Under the impact of the international recession, both the government and the employers are desperate to retain low wages. On June 22, labour minister Khandker Mosharraf Hossain announced that garment factories would be divided into three zones—Ashulia, Naryanganj and Gazipur—where committees of police and local government politicians would supervise security measures to re-open factories. The next day, police filed cases against a large number of unidentified workers on charges of assaulting police and ransacking factories.

 

Many young garment workers, most 16-30 years of age, are not even paid the minimum wage. The Just Style website reports that factories have cut wages by 20-30 percent “in a bid to compete for orders with countries such as Vietnam, China and India”. Workers also face pay delays of up to two months. “Unskilled workers in the garment sector are worse off still, receiving just 800 taka (US$11.50) a month and often forced to toil for 14-16 hours a day,” the website adds.

 

Workers cannot cope with basic expenses, including food, shelter, health care, transport and education for their children. The cost of living has been rising by 10-15 percent annually. According to an International Labour Organisation survey in 2007, 89 percent of workers work more than 8 hours a day. Recent surveys show that 90 percent share beds to sleep.

 

Factory conditions are atrocious and unsafe. According to the Daily Star, there have been 240 factory fire deaths since 1990. In some cases, factory gates were locked, preventing workers from escaping fires, there were no public address systems to warn them, no emergency lighting, and no regular fire drills. There were not enough water tanks, and staircases were crammed with goods.

 

Bangladesh factory owners are hostile to increasing wages, which could mean cutting their profit margins or losing markets.

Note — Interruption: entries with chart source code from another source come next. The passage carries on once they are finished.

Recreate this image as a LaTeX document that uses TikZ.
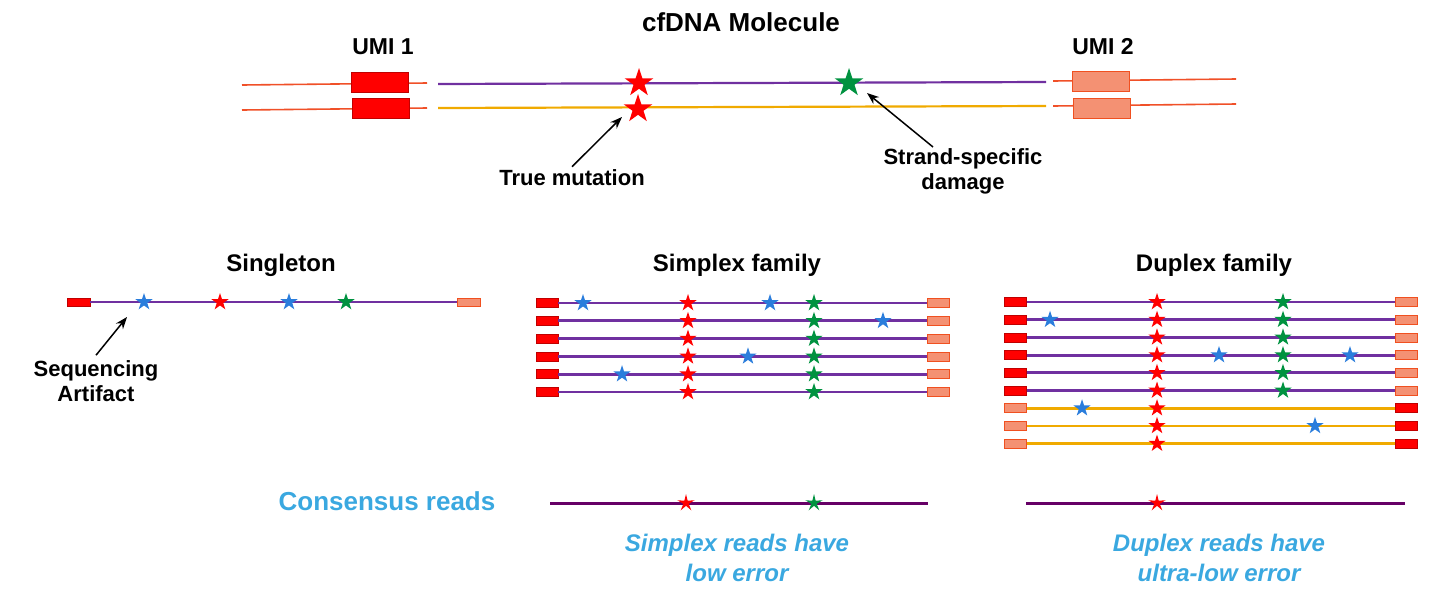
\documentclass[tikz,border=0pt]{standalone}
\usepackage{fontspec}
\setmainfont{Liberation Sans}
\usetikzlibrary{shapes.geometric,arrows.meta}
\definecolor{umired}{RGB}{255,0,0}
\definecolor{umiedge}{RGB}{192,0,0}
\definecolor{salmon}{RGB}{244,145,115}
\definecolor{salmonedge}{RGB}{240,80,32}
\definecolor{adapter}{RGB}{240,80,40}
\definecolor{topstrand}{RGB}{112,48,160}
\definecolor{botstrand}{RGB}{240,170,0}
\definecolor{consline}{RGB}{102,0,102}
\definecolor{damgreen}{RGB}{0,146,64}
\definecolor{errblue}{RGB}{42,125,220}
\definecolor{noteblue}{RGB}{58,168,224}
\begin{document}
\begin{tikzpicture}[x=1pt,y=-1pt,
    umiA/.style={draw=umiedge,fill=umired,line width=0.8pt,minimum width=22pt,minimum height=9pt,inner sep=0pt},
    umiB/.style={draw=salmonedge,fill=salmon,line width=0.8pt,minimum width=22pt,minimum height=9pt,inner sep=0pt},
    bigumi/.style={minimum width=57pt,minimum height=20pt},
    mut/.style={star,star points=5,star point ratio=2.6,inner sep=0pt,minimum size=18pt,fill=#1},
    bigmut/.style={mut=#1,minimum size=30pt},
    consmut/.style={mut=#1,star point ratio=3.2,minimum size=18pt},
    adapt/.style={adapter,line width=1.6pt},
    wline/.style={topstrand,line width=2.2pt},
    cline/.style={botstrand,line width=2.2pt},
    readw/.style={topstrand,line width=2.8pt},
    readc/.style={botstrand,line width=2.8pt},
    consread/.style={consline,line width=3pt},
    title/.style={font=\fontsize{24}{28}\selectfont\bfseries,inner sep=0pt},
    lbl/.style={font=\fontsize{22}{25}\selectfont\bfseries,align=center,inner sep=1pt},
    note/.style={font=\fontsize{24}{30}\selectfont\bfseries\itshape,text=noteblue,align=center,inner sep=0pt},
    pointer/.style={-{Stealth[length=12pt,width=9pt]},line width=1.5pt}]
\useasboundingbox (0,0) rectangle (1455,614);

% the cfDNA molecule
\node[title,font=\fontsize{26}{30}\selectfont\bfseries] (mol) at (741,22) {cfDNA Molecule};
\node[title,font=\fontsize{23}{28}\selectfont\bfseries] (u1) at (383,47) {UMI 1};
\node[title,font=\fontsize{23}{28}\selectfont\bfseries] (u2) at (1103,47) {UMI 2};
\coordinate (a1) at (242,85); \coordinate (a2) at (427,83);
\coordinate (a3) at (242,110); \coordinate (a4) at (427,108);
\coordinate (b1) at (1053,81); \coordinate (b2) at (1236,79);
\coordinate (b3) at (1053,106); \coordinate (b4) at (1236,104);
\coordinate (w1) at (438,84); \coordinate (w2) at (1046,82);
\coordinate (c1) at (438,108); \coordinate (c2) at (1046,106);
\draw[adapt] (a1) -- (a2);
\draw[adapt] (a3) -- (a4);
\draw[adapt] (b1) -- (b2);
\draw[adapt] (b3) -- (b4);
\draw[wline] (w1) -- (w2);
\draw[cline] (c1) -- (c2);
\node[umiA,bigumi] (k1) at (380,82) {};
\node[umiA,bigumi] (k2) at (380.5,108) {};
\node[umiB,bigumi] (k3) at (1101,81) {};
\node[umiB,bigumi] (k4) at (1102,108) {};
\node[bigmut=umired] (tw) at (639,83) {};
\node[bigmut=umired] (tc) at (638,109) {};
\node[bigmut=damgreen] (dw) at (849,83) {};
\node[lbl] (tm) at (572,178) {True mutation};
\node[lbl] (sd) at (963,171) {Strand-specific\\damage};
\coordinate (tmtip) at (622,117);
\coordinate (sdtip) at (867,93);
\draw[pointer] ([yshift=2pt]tm.north) -- (tmtip);
\draw[pointer] ([xshift=-30pt]sd.north) -- (sdtip);

% singleton
\node[title] (sgt) at (281,265) {Singleton};
\node[umiA,minimum width=23pt,minimum height=8pt] (gl) at (78.5,302) {};
\node[umiB,minimum width=23pt,minimum height=8pt] (gr) at (469,302) {};
\draw[readw] (gl) -- (gr);
\node[mut=errblue] (g1) at (144,302) {};
\node[mut=umired] (g2) at (220,302) {};
\node[mut=errblue] (g3) at (289,302) {};
\node[mut=damgreen] (g4) at (346,302) {};
\node[lbl] (sa) at (96,381) {Sequencing\\Artifact};
\coordinate (satip) at (127,317);
\draw[pointer] ([yshift=4pt]sa.north) -- (satip);

% simplex family
\node[title] (smp) at (737,265) {Simplex family};
\foreach \i in {0,...,5}{
  \pgfmathsetmacro\yy{303+17.8*\i}
  \node[umiA] (sl\i) at (547,\yy) {};
  \node[umiB] (sr\i) at (938,\yy) {};
  \draw[readw] (sl\i) -- (sr\i);
  \node[mut=umired] (sm\i) at (688,\yy) {};
  \node[mut=damgreen] (sg\i) at (814,\yy) {};
}
\foreach \xx/\i [count=\n] in {583/0,770/0,883/1,748/3,622/4}
  \node[mut=errblue] (se\n) at (\xx,303+17.8*\i) {};

% duplex family
\node[title] (dup) at (1214,265) {Duplex family};
\foreach \i in {0,...,5}{
  \pgfmathsetmacro\yy{302+17.7*\i}
  \node[umiA] (dl\i) at (1015.5,\yy) {};
  \node[umiB] (dr\i) at (1406,\yy) {};
  \draw[readw] (dl\i) -- (dr\i);
  \node[mut=umired] (dm\i) at (1157,\yy) {};
  \node[mut=damgreen] (dg\i) at (1283,\yy) {};
}
\foreach \i in {6,7,8}{
  \pgfmathsetmacro\yy{302+17.7*\i}
  \node[umiB] (dl\i) at (1015.5,\yy) {};
  \node[umiA] (dr\i) at (1406,\yy) {};
  \draw[readc] (dl\i) -- (dr\i);
  \node[mut=umired] (dm\i) at (1157,\yy) {};
}
\foreach \xx/\i [count=\n] in {1050/1,1219/3,1350/3,1082/6,1315/7}
  \node[mut=errblue] (de\n) at (\xx,302+17.7*\i) {};

% consensus reads
\node[title,font=\fontsize{26}{30}\selectfont\bfseries,text=noteblue] (cr) at (387,501) {Consensus reads};
\coordinate (cs1) at (550,503); \coordinate (cs2) at (928,503);
\coordinate (cd1) at (1026,503); \coordinate (cd2) at (1405,503);
\draw[consread] (cs1) -- (cs2);
\draw[consread] (cd1) -- (cd2);
\node[consmut=umired] (csm) at (686,503) {};
\node[consmut=damgreen] (csg) at (814,503) {};
\node[consmut=umired] (cdm) at (1157,503) {};
\node[note] (sn) at (737,558) {Simplex reads have\\low error};
\node[note] (dn) at (1219,558) {Duplex reads have\\ultra-low error};
\end{tikzpicture}
\end{document}
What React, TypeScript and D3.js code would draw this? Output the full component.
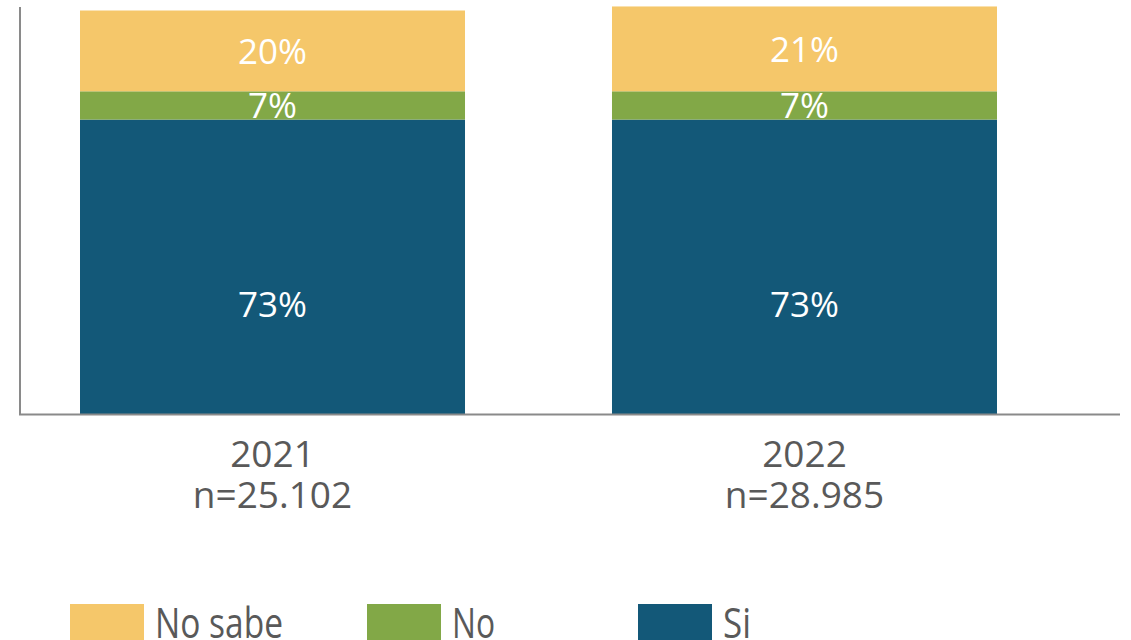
import React from "react";
import * as d3 from "d3";

const categories = ["2021", "2022"];
const sampleSizes = ["n=25.102", "n=28.985"];
const seriesNames = ["Si", "No", "No sabe"];
const siValues = [73, 73];
const noValues = [7, 7];
const noSabeValues = [20, 21];
const colors = ["#135878", "#82A847", "#F5C76A"];
const legendOrder = ["No sabe", "No", "Si"];

const W = 1131;
const H = 640;

export default function App() {
  const x = d3
    .scaleBand<string>()
    .domain(categories)
    .range([20, 1057])
    .paddingInner(0.2763)
    .paddingOuter(0.1128);
  const y = d3.scaleLinear().domain([0, 100]).range([414.5, 10.5]);
  const color = d3.scaleOrdinal<string, string>().domain(seriesNames).range(colors);

  const rows = categories.map((c, i) => ({
    cat: c,
    Si: siValues[i],
    No: noValues[i],
    "No sabe": noSabeValues[i],
  }));
  const stacked = d3.stack<any>().keys(seriesNames)(rows);

  const font = "'Open Sans', 'Noto Sans', sans-serif";
  const legendX = [70, 367, 638];
  const legendTextLen = [128, 43, 28];

  return (
    <svg
      width={W}
      height={H}
      style={{ position: "absolute", left: 0, top: 0, background: "#fff" }}
      fontFamily={font}
    >
      {stacked.map((layer, li) => (
        <g key={layer.key}>
          {layer.map((d, i) => {
            const x0 = x(categories[i])!;
            const top = y(d[1]);
            const bot = y(d[0]);
            const mid = (top + bot) / 2;
            const labelY = li === 0 ? mid + 50 : mid + 13;
            return (
              <g key={i}>
                <rect
                  x={x0}
                  y={top}
                  width={x.bandwidth()}
                  height={bot - top}
                  fill={color(layer.key)}
                />
                <text
                  x={x0 + x.bandwidth() / 2}
                  y={labelY}
                  textAnchor="middle"
                  fill="#fff"
                  fontSize={35}
                >
                  {`${d[1] - d[0]}%`}
                </text>
              </g>
            );
          })}
        </g>
      ))}
      <line x1={20} y1={7} x2={20} y2={415} stroke="#8a8a8a" strokeWidth={2} />
      <line x1={19} y1={414.5} x2={1120} y2={414.5} stroke="#8a8a8a" strokeWidth={2} />
      {categories.map((c, i) => (
        <g key={c}>
          <text
            x={x(c)! + x.bandwidth() / 2}
            y={467}
            textAnchor="middle"
            fill="#595959"
            fontSize={37}
          >
            {c}
          </text>
          <text
            x={x(c)! + x.bandwidth() / 2}
            y={508}
            textAnchor="middle"
            fill="#595959"
            fontSize={37}
          >
            {sampleSizes[i]}
          </text>
        </g>
      ))}
      {legendOrder.map((name, i) => (
        <g key={name}>
          <rect x={legendX[i]} y={604} width={74} height={40} fill={color(name)} />
          <text
            x={legendX[i] + 85}
            y={638}
            fill="#595959"
            fontSize={42}
            textLength={legendTextLen[i]}
            lengthAdjust="spacingAndGlyphs"
          >
            {name}
          </text>
        </g>
      ))}
    </svg>
  );
}
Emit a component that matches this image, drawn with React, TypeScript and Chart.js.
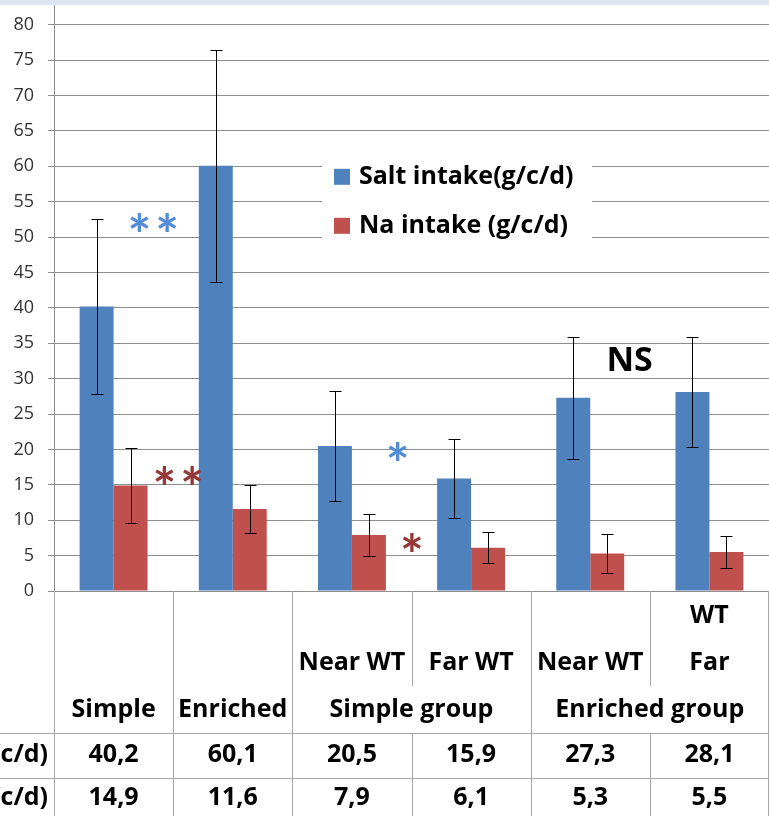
import { useEffect, useRef } from "react";
import { Chart, registerables } from "chart.js";

Chart.register(...registerables);

// ---------- data ----------
const categories = ["Simple", "Enriched", "Near WT", "Far WT", "Near WT", "Far WT"];
const subLabels: (string | string[])[] = ["", "", "Near WT", "Far WT", "Near WT", ["WT", "Far"]];
const groupLabels = ["Simple", "Enriched", "Simple group", "Enriched group"];
const groupSpans = [1, 1, 2, 2];
const seriesNames = ["Salt intake(g/c/d)", "Na intake (g/c/d)"];
const saltIntake = [40.2, 60.1, 20.5, 15.9, 27.3, 28.1];
const naIntake = [14.9, 11.6, 7.9, 6.1, 5.3, 5.5];
const saltErr = [12.4, 16.4, 7.8, 5.6, 8.6, 7.8];
const naErr = [5.3, 3.4, 3.0, 2.2, 2.7, 2.3];
const yTicksMax = 80;
const yTicksStep = 5;
const annotations = [
  { text: "**", color: "#538dd5", at: 0.33, value: 52.1 },
  { text: "**", color: "#953735", at: 0.54, value: 16.3 },
  { text: "*", color: "#538dd5", at: 2.38, value: 19.7 },
  { text: "*", color: "#953735", at: 2.5, value: 6.8 },
  { text: "NS", color: "#000000", at: 4.34, value: 32.8 },
];

// ---------- styles ----------
const FONT = "'Open Sans', Lato, 'DejaVu Sans', sans-serif";
const STAR_FONT = "Lato, 'DejaVu Sans', sans-serif";
const BLUE = "#4f81bd";
const RED = "#c0504d";
const GRID = "#8e8e8e";
const TABLE_LINE = "#a6a6a6";

const fmt = (v: number) => v.toFixed(1).replace(".", ",");

function drawCentered(ctx: CanvasRenderingContext2D, text: string, cx: number, cy: number) {
  ctx.textAlign = "left";
  ctx.textBaseline = "alphabetic";
  const m = ctx.measureText(text);
  const w = m.actualBoundingBoxRight + m.actualBoundingBoxLeft;
  const x = cx - w / 2 + m.actualBoundingBoxLeft;
  const y = cy + (m.actualBoundingBoxAscent - m.actualBoundingBoxDescent) / 2;
  ctx.fillText(text, x, y);
}

const tablePlugin = {
  id: "tablePlugin",
  beforeDraw(chart: any) {
    const { ctx, width } = chart;
    ctx.save();
    ctx.fillStyle = "#dce6f2";
    ctx.fillRect(0, 0, width, 5);
    ctx.restore();
  },
  afterDatasetsDraw(chart: any) {
    const { ctx } = chart;
    const y = chart.scales.y;
    ctx.save();
    ctx.strokeStyle = "#000000";
    ctx.lineWidth = 1;
    const errs = [saltErr, naErr];
    const vals = [saltIntake, naIntake];
    for (let d = 0; d < 2; d++) {
      const meta = chart.getDatasetMeta(d);
      meta.data.forEach((bar: any, i: number) => {
        const x = Math.round(bar.x) + 0.5;
        const top = Math.round(y.getPixelForValue(vals[d][i] + errs[d][i])) + 0.5;
        const bot = Math.round(y.getPixelForValue(vals[d][i] - errs[d][i])) + 0.5;
        ctx.beginPath();
        ctx.moveTo(x, top);
        ctx.lineTo(x, bot);
        ctx.moveTo(x - 6, top);
        ctx.lineTo(x + 6, top);
        ctx.moveTo(x - 6, bot);
        ctx.lineTo(x + 6, bot);
        ctx.stroke();
      });
    }
    ctx.restore();
  },
  afterDraw(chart: any) {
    const { ctx, chartArea, width, height } = chart;
    const xs = chart.scales.x;
    const ys = chart.scales.y;
    const n = categories.length;
    const cw = chartArea.width / n;
    const bx = (k: number) => Math.round(chartArea.left + k * cw) + 0.5;
    const base = chartArea.bottom;
    const subBottom = base + 95;
    const h1 = Math.round(base + 142) + 0.5;
    const h2 = Math.round(base + 187) + 0.5;
    const row1 = base + 164;
    const row2 = base + 207;
    ctx.save();

    // axis extension to top band
    ctx.strokeStyle = GRID;
    ctx.lineWidth = 1;
    ctx.beginPath();
    ctx.moveTo(Math.round(chartArea.left) + 0.5, 5);
    ctx.lineTo(Math.round(chartArea.left) + 0.5, chartArea.top);
    ctx.stroke();

    // table lines
    ctx.strokeStyle = TABLE_LINE;
    ctx.beginPath();
    const groupStarts: number[] = [];
    let acc = 0;
    groupSpans.forEach((s) => {
      groupStarts.push(acc);
      acc += s;
    });
    for (let k = 0; k <= n; k++) {
      const x = k === n ? width - 0.5 : bx(k);
      const isGroupEdge = k === 0 || k === n || groupStarts.includes(k);
      if (isGroupEdge) {
        ctx.moveTo(x, base);
        ctx.lineTo(x, height);
      } else {
        ctx.moveTo(x, base);
        ctx.lineTo(x, subBottom);
        ctx.moveTo(x, h1);
        ctx.lineTo(x, height);
      }
    }
    ctx.moveTo(0, h1);
    ctx.lineTo(width, h1);
    ctx.moveTo(0, h2);
    ctx.lineTo(width, h2);
    ctx.stroke();

    // texts
    ctx.fillStyle = "#000000";
    ctx.font = `bold 25px ${FONT}`;
    ctx.textAlign = "center";
    ctx.textBaseline = "middle";
    subLabels.forEach((lab, i) => {
      const cx = xs.getPixelForValue(i);
      const lines = Array.isArray(lab) ? lab : lab ? [lab] : [];
      lines.forEach((t, j) => {
        const cy = base + 72 - (lines.length - 1 - j) * 47;
        ctx.fillText(t, cx, cy);
      });
    });
    groupLabels.forEach((g, gi) => {
      const s = groupStarts[gi];
      const e = s + groupSpans[gi];
      const cx = chartArea.left + ((s + e) / 2) * cw;
      ctx.fillText(g, cx, base + 119);
    });
    saltIntake.forEach((v, i) => ctx.fillText(fmt(v), xs.getPixelForValue(i), row1));
    naIntake.forEach((v, i) => ctx.fillText(fmt(v), xs.getPixelForValue(i), row2));
    ctx.textAlign = "right";
    ctx.fillText(seriesNames[0], chartArea.left - 6, row1);
    ctx.fillText(seriesNames[1], chartArea.left - 6, row2);

    // legend
    const lx = chartArea.left + 268;
    const ly = chartArea.top + 127;
    ctx.fillStyle = "#ffffff";
    ctx.fillRect(lx, ly, 270, 100);
    const colors = [BLUE, RED];
    seriesNames.forEach((name, i) => {
      const cy = ly + 25 + i * 49;
      ctx.fillStyle = colors[i];
      ctx.fillRect(lx + 12, cy - 8, 16, 16);
      ctx.fillStyle = "#000000";
      ctx.textAlign = "left";
      ctx.textBaseline = "middle";
      ctx.fillText(name, lx + 37, cy);
    });

    // annotations
    annotations.forEach((a) => {
      const cx = xs.getPixelForValue(a.at);
      const cy = ys.getPixelForValue(a.value);
      ctx.fillStyle = a.color;
      if (a.text === "NS") {
        ctx.font = `bold 34px ${FONT}`;
        (ctx as any).letterSpacing = "0px";
      } else {
        ctx.font = `bold 56px ${STAR_FONT}`;
        (ctx as any).letterSpacing = "4px";
      }
      drawCentered(ctx, a.text, cx, cy);
    });
    (ctx as any).letterSpacing = "0px";
    ctx.restore();
  },
};

export default function App() {
  const ref = useRef<HTMLCanvasElement>(null);
  useEffect(() => {
    const canvas = ref.current!;
    const chart = new Chart(canvas, {
      type: "bar",
      data: {
        labels: categories,
        datasets: [
          { label: seriesNames[0], data: saltIntake, backgroundColor: BLUE, borderWidth: 0 },
          { label: seriesNames[1], data: naIntake, backgroundColor: RED, borderWidth: 0 },
        ],
      },
      options: {
        responsive: false,
        animation: false,
        devicePixelRatio: 1,
        layout: { padding: { top: 23, left: 0, right: 0, bottom: 0 } },
        datasets: { bar: { categoryPercentage: 0.57, barPercentage: 1 } },
        plugins: { legend: { display: false }, tooltip: { enabled: false } },
        scales: {
          x: {
            ticks: { display: false },
            grid: { display: false },
            border: { display: false },
            afterFit: (s: any) => {
              s.height = 225;
            },
          },
          y: {
            min: 0,
            max: yTicksMax,
            ticks: {
              stepSize: yTicksStep,
              font: { family: FONT, size: 18 },
              color: "#333333",
              padding: 14,
            },
            grid: { color: GRID, tickLength: 6, lineWidth: 1 },
            border: { color: GRID },
            afterFit: (s: any) => {
              s.width = 54;
            },
          },
        },
      },
      plugins: [tablePlugin],
    } as any);
    return () => chart.destroy();
  }, []);
  return (
    <div style={{ position: "absolute", left: 0, top: 0, width: 769, height: 816 }}>
      <canvas ref={ref} width={769} height={816} style={{ display: "block", width: 769, height: 816 }} />
    </div>
  );
}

They are internationally connected to multinationals in the US and Europe, such as Marks & Spencer, H&M, Zara, Primark, Asda, Tesco, Gap and Wal-Mart, which are attracted by the low wages.

 

Competition for world markets intensified after the end of the Multi-Fibre Agreement at the start of 2005, and has worsened in the global slump since 2008. The international agreement had assigned export quotas for each country. Now Bangladesh is in a direct struggle with producers in other countries, particularly China, which has far more developed infrastructure and large economies of scale. A recent US Commerce Department report noted that Bangladesh apparel shipments declined 1 percent in January-April 2010, compared to the same period last year, while India, China, Vietnam and Indonesia recorded growth.

 

The government is heavily dependent on garment exports, which last year provided 80 percent of export income, worth $12 billion. While holding down wages, Sheik Hasina announced a stimulus package last November, particularly for the garment companies. Finance Minister Abul Maal Abdul Muhith announced in April a second instalment of the package, worth 1 trillion takas.

 

 

A tripartite wages committee formed on April 28 between the government, employers and union representatives has held nine meetings without any breakthrough. According to the New Age, the employers are ready to offer only 1,887 takas a month. To head off further protests, labour minister Mosharraf Hossain said the government would announce a minimum wage structure at the end of July.

 

In a comment on June 23, the Financial Times raised broader concerns about the mounting wave of strikes internationally, including in Bangladesh. “Economists say the violent labour unrest highlights how pressure for higher wages is not just confined to China, where Japanese-owned car parts plants and other factories have suffered a series of strikes recently, but is likely to spread to other cheap Asian manufacturing bases such as Bangladesh and Vietnam, raising inflationary pressure in the global economy,” it stated.

 

The working class in Bangladesh or any other country is not responsible for the worldwide crisis of capitalism and should not be forced to bear its burdens. Rather than being forced to compete against one another, workers should unify their struggles in Asia and internationally on the basis of a socialist perspective to put an end to the bankrupt profit system.